= YOUR INSTRUCTIONS =
Quote word for word the lines below, beginning with the first and ending with the one that has "0.0866, 0.0837, 0.0809, 0.0785, 0.0763]". Drop the pictures.

+++ AVAILABLE DATA

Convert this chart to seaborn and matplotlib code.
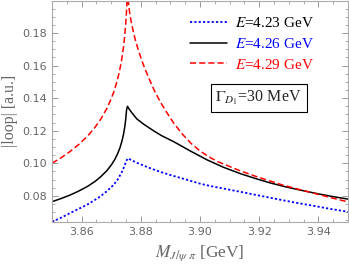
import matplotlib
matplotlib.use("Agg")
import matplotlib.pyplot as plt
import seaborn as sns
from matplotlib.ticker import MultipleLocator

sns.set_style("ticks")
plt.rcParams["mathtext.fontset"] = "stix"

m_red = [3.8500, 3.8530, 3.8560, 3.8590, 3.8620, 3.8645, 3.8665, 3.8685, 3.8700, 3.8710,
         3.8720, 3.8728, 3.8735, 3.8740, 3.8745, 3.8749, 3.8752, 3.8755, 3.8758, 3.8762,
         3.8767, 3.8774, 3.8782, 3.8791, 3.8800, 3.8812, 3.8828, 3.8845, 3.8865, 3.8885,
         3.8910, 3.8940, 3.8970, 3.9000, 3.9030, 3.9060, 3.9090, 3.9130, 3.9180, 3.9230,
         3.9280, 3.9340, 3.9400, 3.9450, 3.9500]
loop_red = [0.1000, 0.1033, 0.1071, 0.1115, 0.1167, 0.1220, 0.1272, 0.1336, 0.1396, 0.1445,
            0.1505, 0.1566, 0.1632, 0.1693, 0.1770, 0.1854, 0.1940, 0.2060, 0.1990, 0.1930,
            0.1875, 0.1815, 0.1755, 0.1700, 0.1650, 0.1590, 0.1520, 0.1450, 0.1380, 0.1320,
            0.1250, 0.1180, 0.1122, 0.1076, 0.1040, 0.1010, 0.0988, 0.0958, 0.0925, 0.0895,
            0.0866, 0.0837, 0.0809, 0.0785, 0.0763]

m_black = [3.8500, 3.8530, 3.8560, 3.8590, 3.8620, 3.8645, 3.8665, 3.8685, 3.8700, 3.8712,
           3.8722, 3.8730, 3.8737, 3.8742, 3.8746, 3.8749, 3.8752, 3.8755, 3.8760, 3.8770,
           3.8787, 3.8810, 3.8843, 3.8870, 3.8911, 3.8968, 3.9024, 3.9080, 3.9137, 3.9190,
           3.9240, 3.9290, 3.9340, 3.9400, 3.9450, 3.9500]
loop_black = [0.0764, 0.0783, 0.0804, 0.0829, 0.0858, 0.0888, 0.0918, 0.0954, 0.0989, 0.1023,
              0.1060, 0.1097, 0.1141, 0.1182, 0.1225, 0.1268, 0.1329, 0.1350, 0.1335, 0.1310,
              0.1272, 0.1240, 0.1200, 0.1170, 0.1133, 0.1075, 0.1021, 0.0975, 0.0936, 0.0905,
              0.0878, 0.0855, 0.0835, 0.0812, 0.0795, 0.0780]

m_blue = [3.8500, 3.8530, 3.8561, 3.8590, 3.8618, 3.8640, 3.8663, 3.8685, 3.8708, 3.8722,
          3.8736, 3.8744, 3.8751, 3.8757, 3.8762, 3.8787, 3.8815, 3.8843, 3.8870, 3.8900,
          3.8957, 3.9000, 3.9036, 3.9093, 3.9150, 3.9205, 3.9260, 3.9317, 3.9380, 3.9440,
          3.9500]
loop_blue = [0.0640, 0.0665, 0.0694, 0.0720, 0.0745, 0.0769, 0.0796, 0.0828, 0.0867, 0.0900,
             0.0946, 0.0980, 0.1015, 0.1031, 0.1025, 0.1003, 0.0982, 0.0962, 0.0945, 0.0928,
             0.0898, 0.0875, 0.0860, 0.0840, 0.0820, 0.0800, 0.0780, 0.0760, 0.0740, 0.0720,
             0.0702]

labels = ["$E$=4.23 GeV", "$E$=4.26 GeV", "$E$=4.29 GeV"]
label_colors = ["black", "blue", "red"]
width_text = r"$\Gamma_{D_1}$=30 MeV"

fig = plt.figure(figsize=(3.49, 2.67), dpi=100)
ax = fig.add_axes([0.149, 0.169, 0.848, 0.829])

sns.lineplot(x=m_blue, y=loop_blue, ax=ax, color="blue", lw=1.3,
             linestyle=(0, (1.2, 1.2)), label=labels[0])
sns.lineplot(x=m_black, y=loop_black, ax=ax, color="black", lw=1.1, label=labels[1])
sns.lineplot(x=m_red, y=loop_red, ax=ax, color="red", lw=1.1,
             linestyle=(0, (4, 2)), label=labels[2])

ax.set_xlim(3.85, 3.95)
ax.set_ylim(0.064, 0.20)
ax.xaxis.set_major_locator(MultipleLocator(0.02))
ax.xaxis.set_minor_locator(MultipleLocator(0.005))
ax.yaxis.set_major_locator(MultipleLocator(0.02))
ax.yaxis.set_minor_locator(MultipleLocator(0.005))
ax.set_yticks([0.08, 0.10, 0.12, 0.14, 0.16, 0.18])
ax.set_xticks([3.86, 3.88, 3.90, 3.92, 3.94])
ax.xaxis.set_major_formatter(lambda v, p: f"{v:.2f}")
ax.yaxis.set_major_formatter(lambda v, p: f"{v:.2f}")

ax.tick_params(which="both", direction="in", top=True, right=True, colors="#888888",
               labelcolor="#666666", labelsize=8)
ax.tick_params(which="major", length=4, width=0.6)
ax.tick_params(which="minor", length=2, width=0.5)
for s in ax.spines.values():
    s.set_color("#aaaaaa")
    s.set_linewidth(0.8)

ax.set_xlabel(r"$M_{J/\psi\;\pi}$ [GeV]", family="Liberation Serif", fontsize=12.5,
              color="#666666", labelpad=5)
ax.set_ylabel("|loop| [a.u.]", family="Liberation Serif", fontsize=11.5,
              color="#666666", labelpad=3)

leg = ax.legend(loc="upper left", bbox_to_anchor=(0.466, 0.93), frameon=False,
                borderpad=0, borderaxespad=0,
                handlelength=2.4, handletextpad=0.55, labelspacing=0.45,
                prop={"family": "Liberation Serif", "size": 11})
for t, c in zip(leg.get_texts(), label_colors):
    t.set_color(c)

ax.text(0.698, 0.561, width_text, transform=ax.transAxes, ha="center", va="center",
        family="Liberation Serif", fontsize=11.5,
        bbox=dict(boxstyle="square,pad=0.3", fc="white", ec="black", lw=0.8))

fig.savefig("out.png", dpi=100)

++++++

= THE COMPLETED TASK =
Convert this chart to seaborn and matplotlib code.
import matplotlib
matplotlib.use("Agg")
import matplotlib.pyplot as plt
import seaborn as sns
from matplotlib.ticker import MultipleLocator

sns.set_style("ticks")
plt.rcParams["mathtext.fontset"] = "stix"

m_red = [3.8500, 3.8530, 3.8560, 3.8590, 3.8620, 3.8645, 3.8665, 3.8685, 3.8700, 3.8710,
         3.8720, 3.8728, 3.8735, 3.8740, 3.8745, 3.8749, 3.8752, 3.8755, 3.8758, 3.8762,
         3.8767, 3.8774, 3.8782, 3.8791, 3.8800, 3.8812, 3.8828, 3.8845, 3.8865, 3.8885,
         3.8910, 3.8940, 3.8970, 3.9000, 3.9030, 3.9060, 3.9090, 3.9130, 3.9180, 3.9230,
         3.9280, 3.9340, 3.9400, 3.9450, 3.9500]
loop_red = [0.1000, 0.1033, 0.1071, 0.1115, 0.1167, 0.1220, 0.1272, 0.1336, 0.1396, 0.1445,
            0.1505, 0.1566, 0.1632, 0.1693, 0.1770, 0.1854, 0.1940, 0.2060, 0.1990, 0.1930,
            0.1875, 0.1815, 0.1755, 0.1700, 0.1650, 0.1590, 0.1520, 0.1450, 0.1380, 0.1320,
            0.1250, 0.1180, 0.1122, 0.1076, 0.1040, 0.1010, 0.0988, 0.0958, 0.0925, 0.0895,
            0.0866, 0.0837, 0.0809, 0.0785, 0.0763]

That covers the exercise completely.